No passado dia 6 de Abril, pela primeira vez,
Bob Dylan pisou um palco chinês. Na comunicação social por esse mundo fora não
faltou quem visse nesta estreia um “sinal de abertura da China”. O caso não
seria para menos: Bob Dylan carrega há décadas a aura de ser uma voz de
protesto, aura cultivada particularmente durante a década de 1960, tempos em
que a sua voz fez-se ouvir alto e bom som contra a carnificina da Guerra do
Vietname. Não foi, assim, absolutamente surpreendente a atitude do Ministério
da Cultura chinês que, em 2010, não autorizou o autor de “Blowin' in The Wind”
a actuar, nesse mesmo ano, em Pequim e em Xangai. Exactamente um ano depois, o
que mudou? A julgar pelos acontecimentos, “the answer, my friend...”: Bob
Dylan.
Primeiro em Pequim e depois em Ho Chi Min, no
Vietname, o norte-americano aceitou que o alinhamento dos concertos fosse
sujeito à aprovação das autoridades locais. Canções como “Chimes of Freedom”,
“Blowin' in The Wind” e “The Times They Are A-Changin'” não passaram no exame
prévio. A Human Rights Watch não teve pejo em acusar Dylan de se vergar à
censura do governo chinês.
Ironia das ironias, e para esfumar de vez as
fantasias de “abertura” que por aí houvesse, poucos dias antes de Bob Dylan
tocar no Pavilhão dos Trabalhadores da capital chinesa, o regime prendia o
artista Ai Weiwei, bravo activista dos direitos humanos e um símbolo de
liberdade, inconformismo e protesto.
Como atestam os infelizes exemplos de Ai
Weiwei e Bob Dylan, na China, liberdade artística e liberdade de expressão são,
aparentemente, irreconciliáveis. Pintem-se quadros, montem-se instalações,
faça-se ouvir música, mas não, como o próprio Ai Weiwei dizia que fazia, se dê
voz aos que não têm voz.
No ano passado, perante uma plateia de professores
e alunos na Universidade de Xiamen, Han Han (autor e blogger famoso na China,
considerado pela revista Time uma das 100 pessoas mais influentes em 2010), fez
um discurso que foi depois largamente difundido também fora de portas em que
explicou porque, na sua opinião, a China não está no caminho de se tornar numa
potência cultural. A tese é simples: os líderes chineses vivem com medo da
cultura e do conhecimento e por isso dedicam-se à censura como forma de
garantir a sobrevivência do regime.
Han Han defende que a China tem o que é
preciso para se transformar numa poderosa potência cultural, mas para que tal
aconteça não é possível continuar a exercer-se a castração da imaginação.

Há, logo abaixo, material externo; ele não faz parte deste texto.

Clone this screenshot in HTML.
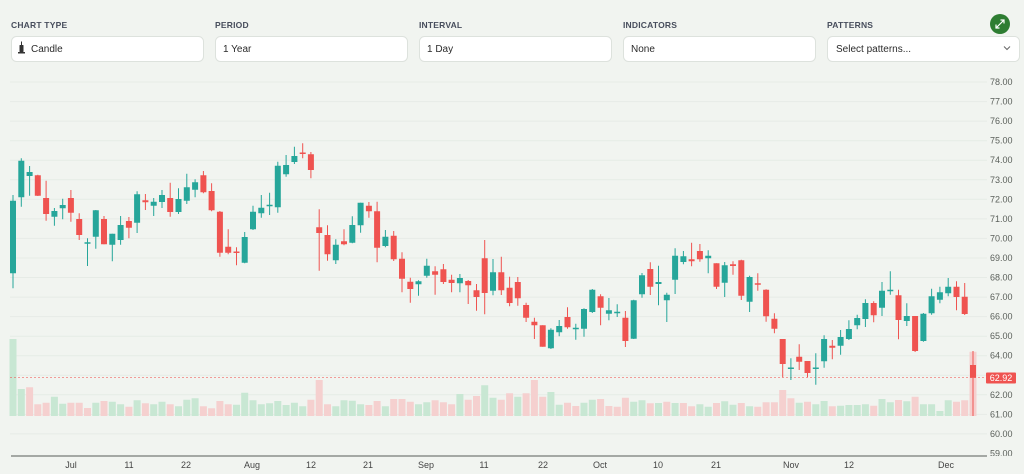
<!DOCTYPE html>
<html><head><meta charset="utf-8"><style>
html,body{margin:0;padding:0;background:#f1f4f0;}
body{width:1024px;height:474px;overflow:hidden;font-family:"Liberation Sans",Arial,sans-serif;}
svg{display:block}
</style></head><body>
<svg width="1024" height="474" viewBox="0 0 1024 474" xmlns="http://www.w3.org/2000/svg" font-family="Liberation Sans, Arial, sans-serif">
<rect width="1024" height="474" fill="#f1f4f0"/>
<!-- header -->
<g font-size="8.5" font-weight="bold" fill="#474d5c" letter-spacing="0.2">
<text x="11" y="28">CHART TYPE</text>
<text x="215" y="28">PERIOD</text>
<text x="419" y="28">INTERVAL</text>
<text x="623" y="28">INDICATORS</text>
<text x="827" y="28">PATTERNS</text>
</g>
<g fill="#ffffff" stroke="#dde2dd" stroke-width="1">
<rect x="11.5" y="36.5" width="192" height="25" rx="5"/>
<rect x="215.5" y="36.5" width="192" height="25" rx="5"/>
<rect x="419.5" y="36.5" width="192" height="25" rx="5"/>
<rect x="623.5" y="36.5" width="192" height="25" rx="5"/>
<rect x="827.5" y="36.5" width="192" height="25" rx="5"/>
</g>
<g font-size="10" fill="#2b2b2b">
<text x="31" y="52">Candle</text>
<text x="223" y="52">1 Year</text>
<text x="427" y="52">1 Day</text>
<text x="631" y="52">None</text>
<text x="836" y="52">Select patterns...</text>
</g>
<g fill="#333">
<rect x="21" y="41.5" width="1" height="12"/>
<rect x="19.5" y="45" width="4" height="7" rx="0.5"/>
<rect x="18" y="52" width="7" height="1.5"/>
</g>
<path d="M1004 46.5l3 3l3-3" fill="none" stroke="#666" stroke-width="1"/>
<circle cx="1000" cy="24" r="10" fill="#2e7d32"/>
<path d="M996 28l8-8M1000.5 20h3.5v3.5M999.5 28h-3.5v-3.5" fill="none" stroke="#fff" stroke-width="1.2"/>
<!-- grid -->
<g stroke="#e6ebe6" stroke-width="1">
<path d="M10 82H987M10 101.6H987M10 121.1H987M10 140.7H987M10 160.2H987M10 179.8H987M10 199.3H987M10 218.9H987M10 238.4H987M10 258H987M10 277.5H987M10 297.1H987M10 316.6H987M10 336.2H987M10 355.7H987M10 375.3H987M10 394.8H987M10 414.4H987M10 433.9H987"/>
</g>
<!-- volume -->
<path fill="none" stroke="#c8e7d3" stroke-width="7" d="M13 339V416M21.3 389V416M54.4 396.7V416M62.7 403.7V416M95.8 402.7V416M112.3 401.7V416M120.6 404.3V416M137.1 400.3V416M153.7 404.3V416M162 401.7V416M178.5 406.3V416M186.8 399.7V416M195.1 398.3V416M236.5 404.7V416M244.7 392.7V416M253 400.3V416M261.3 404.3V416M269.6 403.3V416M277.8 401V416M286.1 405V416M294.4 402.7V416M302.7 406.3V416M335.8 406.3V416M344 400.3V416M352.3 400.7V416M360.6 404.3V416M385.4 406.3V416M418.5 404.3V416M426.8 402.3V416M459.9 394V416M484.7 385.3V416M493 397.7V416M517.8 396.7V416M550.9 392V416M559.2 404.7V416M584 402.7V416M592.3 399.7V416M633.7 401.7V416M642 400.3V416M658.5 403V416M675.1 403V416M699.9 404.3V416M708.2 406.7V416M724.7 401.3V416M733 404.7V416M749.6 406.3V416M799.2 402.7V416M815.8 404.3V416M824.1 401V416M840.6 405.7V416M848.9 405V416M857.2 405V416M865.4 404.3V416M882 399V416M890.3 402.3V416M906.8 401.3V416M923.4 404.3V416M931.6 404.3V416M939.9 411V416M948.2 400.3V416"/>
<path fill="none" stroke="#f5d0cf" stroke-width="7" d="M29.6 387.3V416M37.8 404.3V416M46.1 402.7V416M70.9 402.7V416M79.2 402.7V416M87.5 408V416M104 401V416M128.9 406.7V416M145.4 403.3V416M170.2 404.3V416M203.4 406.3V416M211.6 408.3V416M219.9 401V416M228.2 404.3V416M310.9 399.7V416M319.2 380V416M327.5 404.3V416M368.9 405V416M377.1 401V416M393.7 399V416M402 399V416M410.3 401.7V416M435.1 400.3V416M443.4 402.3V416M451.6 404.3V416M468.2 399.7V416M476.5 396V416M501.3 399.7V416M509.6 393.3V416M526.1 393.3V416M534.4 380V416M542.7 396.7V416M567.5 402.7V416M575.8 406V416M600.6 399V416M608.9 406V416M617.2 406.7V416M625.4 397.7V416M650.3 403.3V416M666.8 401.7V416M683.4 403V416M691.6 406.3V416M716.5 403V416M741.3 403V416M757.8 406.7V416M766.1 402.3V416M774.4 402.3V416M782.7 390V416M790.9 398.3V416M807.5 401.7V416M832.3 406.3V416M873.7 405.7V416M898.5 400V416M915.1 396.7V416M956.5 401.7V416M964.7 400.3V416M973 351.7V416"/>
<!-- price line -->
<path d="M10 377.5H985" stroke="#ef5350" stroke-opacity="0.55" stroke-width="1" stroke-dasharray="2 2"/>
<!-- green candles -->
<path fill="none" stroke="#26a69a" stroke-width="1" d="M13 195V288.3M21.3 158.3V206.7M29.6 166V195.7M54.4 208V225.7M62.7 198.7V219.3M87.5 238.3V266M95.8 210V248.7M112.3 233.7V261.3M120.6 216V244.7M137.1 191.3V233M153.7 198V216M162 190V208M178.5 188.3V214M186.8 173.7V204M195.1 179.3V197.3M244.7 232V263.3M253 205.7V230M261.3 195V217.7M269.6 192.7V215M277.8 161.7V212.7M286.1 155V176.7M294.4 146.7V164M335.8 239.3V264M352.3 216.3V243.3M360.6 202.7V232.7M385.4 230V247.3M418.5 280.3V295.7M426.8 258.7V277.7M459.9 274V292.3M493 259V295.3M550.9 328.3V349M559.2 320V336.3M575.8 323.7V339.7M584 308.3V336.7M592.3 289V313M608.9 298V320.3M617.2 304.3V317M633.7 299.7V339M642 273V297.7M658.5 265.7V305.3M666.8 292.7V322M675.1 248.3V294M683.4 251V264.3M708.2 250.3V273.3M724.7 262V297M749.6 275.7V312M790.9 358.3V380M815.8 353.3V384.7M824.1 335.3V367.7M840.6 330V354.7M848.9 320.3V340M857.2 314.7V329.3M865.4 299.3V327M882 282V316M890.3 271.3V294.7M906.8 303.3V326M923.4 313V341.7M931.6 288.7V314.7M939.9 286.7V303.3M948.2 278V296.3"/>
<path fill="none" stroke="#26a69a" stroke-width="6" d="M13 200.7V273.3M21.3 160.7V197.3M29.6 172V176M54.4 211V216.7M62.7 205V208.3M87.5 242.3V243.7M95.8 210.3V236.7M112.3 233.7V244.7M120.6 225V240M137.1 194.3V222.7M153.7 201.7V205.7M162 195V202M178.5 199V212M186.8 187.3V200.7M195.1 182.3V189.7M244.7 237V262.7M253 211.7V229.3M261.3 207.7V213.3M269.6 204.8V206.3M277.8 165.7V207.3M286.1 165V174.3M294.4 156V162M335.8 244.7V260.3M352.3 225V242.7M360.6 202.7V225.3M385.4 236.7V246M418.5 281.3V284.3M426.8 265.7V275.7M459.9 278V283.3M493 272.3V290.7M550.9 329.7V348.3M559.2 326V332.3M575.8 327.7V329.3M584 309V328.7M592.3 289.7V312M608.9 310.3V313.7M617.2 311.7V313.2M633.7 300.3V338.7M642 275.3V294.3M658.5 282V284M666.8 294.7V300.3M675.1 255.7V279.7M683.4 256.3V262M708.2 255.7V258.3M724.7 265.3V282.7M749.6 277V301.7M790.9 367.5V369M815.8 367.5V369M824.1 339V361.3M840.6 337V345.7M848.9 329V339M857.2 318V325.3M865.4 303V319M882 290.7V307.7M890.3 289.7V291.3M906.8 316V321M923.4 313.7V341M931.6 296.3V313.3M939.9 292.3V299.7M948.2 286.7V293.3"/>
<!-- red candles -->
<path fill="none" stroke="#ef5350" stroke-width="1" d="M37.8 174.7V196M46.1 180.7V220.7M70.9 190V221.7M79.2 213.3V240M104 216V244.3M128.9 217V238.3M145.4 194V210M170.2 182.7V216.7M203.4 171V193.3M211.6 183.3V211.3M219.9 211V256.7M228.2 229.3V254.3M236.5 247.3V265.3M302.7 143.3V158.3M310.9 152V178.3M319.2 209.3V270.7M327.5 225.3V260.7M344 229.3V245.3M368.9 202V217.7M377.1 201.7V262.3M393.7 231V261M402 252.3V292.3M410.3 277.7V302.7M435.1 266.3V294.7M443.4 264V284M451.6 274.7V292.3M468.2 280V304M476.5 284V310.7M484.7 240V314.3M501.3 256.7V295M509.6 276.7V306.3M517.8 277V305.7M526.1 302.7V322M534.4 317.7V339M542.7 325.3V346.7M567.5 307.3V328.7M600.6 294.3V325.3M625.4 311V347M650.3 262.3V295M691.6 242.7V266.3M699.9 244V261.7M716.5 263.3V289M733 261.3V274.7M741.3 259.7V300M757.8 273.3V290.7M766.1 289.3V321.7M774.4 313.3V333.3M782.7 339V377.3M799.2 344.3V370M807.5 361V377.3M832.3 340V359.3M873.7 301.3V322.3M898.5 289.7V339.3M915.1 316V352M956.5 281.3V310.3M964.7 283V315M973 351V416"/>
<path fill="none" stroke="#ef5350" stroke-width="6" d="M37.8 175.3V195.7M46.1 198V214M70.9 198V212.7M79.2 219V235M104 219V244.3M128.9 221V227.7M145.4 200.3V202.3M170.2 198V212M203.4 175.3V192.3M211.6 191V210.3M219.9 211.7V252.7M228.2 246.7V252.7M236.5 251.5V253M302.7 152.5V154M310.9 154.3V170M319.2 227.3V233M327.5 235V254.3M344 241.3V244.3M368.9 205.7V211.3M377.1 211.3V247.7M393.7 235.7V259.3M402 258.7V278.7M410.3 281.7V289M435.1 271.3V274.7M443.4 269.3V282M451.6 279.7V283M468.2 281V285.3M476.5 290.3V297M484.7 258.3V293M501.3 272.3V290.3M509.6 287.7V303M517.8 282V298.3M526.1 305V317.7M534.4 321.7V325.3M542.7 325.3V346.7M567.5 317V327.3M600.6 296.3V307.7M625.4 317.7V341M650.3 269V286.7M691.6 259.3V261.3M699.9 251V259.3M716.5 263.3V286.7M733 264.3V266M741.3 260.3V295.7M757.8 283.3V284.8M766.1 289.7V316.3M774.4 318.7V328.7M782.7 339V364M799.2 356.7V361.7M807.5 361V373M832.3 345.7V347.7M873.7 303V315.3M898.5 295.3V320M915.1 316V351M956.5 286.7V297M964.7 296.7V314M973 365V377.7"/>
<!-- x axis -->
<path d="M11 456H987" stroke="#8a8e8a" stroke-width="1.5"/>
<g font-size="9" fill="#444" text-anchor="middle">
<text x="71" y="468">Jul</text>
<text x="129" y="468">11</text>
<text x="186" y="468">22</text>
<text x="252" y="468">Aug</text>
<text x="311" y="468">12</text>
<text x="368" y="468">21</text>
<text x="426" y="468">Sep</text>
<text x="484" y="468">11</text>
<text x="543" y="468">22</text>
<text x="600" y="468">Oct</text>
<text x="658" y="468">10</text>
<text x="716" y="468">21</text>
<text x="791" y="468">Nov</text>
<text x="849" y="468">12</text>
<text x="946" y="468">Dec</text>
</g>
<!-- y axis -->
<g font-size="9" fill="#5a5f5a">
<text x="990" y="85">78.00</text>
<text x="990" y="104.6">77.00</text>
<text x="990" y="124.1">76.00</text>
<text x="990" y="143.7">75.00</text>
<text x="990" y="163.2">74.00</text>
<text x="990" y="182.8">73.00</text>
<text x="990" y="202.3">72.00</text>
<text x="990" y="221.9">71.00</text>
<text x="990" y="241.4">70.00</text>
<text x="990" y="261">69.00</text>
<text x="990" y="280.5">68.00</text>
<text x="990" y="300.1">67.00</text>
<text x="990" y="319.6">66.00</text>
<text x="990" y="339.2">65.00</text>
<text x="990" y="358.7">64.00</text>
<text x="990" y="397.8">62.00</text>
<text x="990" y="417.4">61.00</text>
<text x="990" y="436.9">60.00</text>
</g>
<svg x="980" y="440" width="44" height="16" overflow="hidden"><text x="10" y="16.5" font-size="9" fill="#5a5f5a">59.00</text></svg>
<rect x="986" y="372.5" width="30" height="11" rx="1" fill="#ef5350"/>
<text x="1001" y="381.2" font-size="9" fill="#ffffff" text-anchor="middle">62.92</text>
</svg>
</body></html>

Assim, apela a todos os que têm responsabilidades acrescidas – artistas,
professores, jornalistas –, para que lutem contra a mais insidiosa forma de
censura: a que nos infligimos a nós próprios. Han Han entende que só quando os
escritores, os músicos e os restantes artistas se livrarem desse crivo
auto-imposto poderão reflectir no seu trabalho valor e dimensão capazes de se
afirmarem como próprios e dignos de uma potência cultural.
Han Han mostra-se convencido de que só as
potências culturais resistem no tempo, pois os impérios apenas assentes no
poder económico, avisa, sucumbem, como, de resto, a actualidade tem sido
pródiga em demonstrar. Acrescento eu que outra lição que pode ser extraída
desta nossa actualidade mostra-nos ainda quão insondáveis são estes tempos em
que vivemos. Que sirva de algum consolo saber que foi sempre assim e que o
futuro será sempre incerto – que o digam os jovens dos anos 60 que fizeram coro
em protestos ao som de canções como “The Times They Are A-Changin'”. É bem
verdade, mas há coisas que nunca mudam.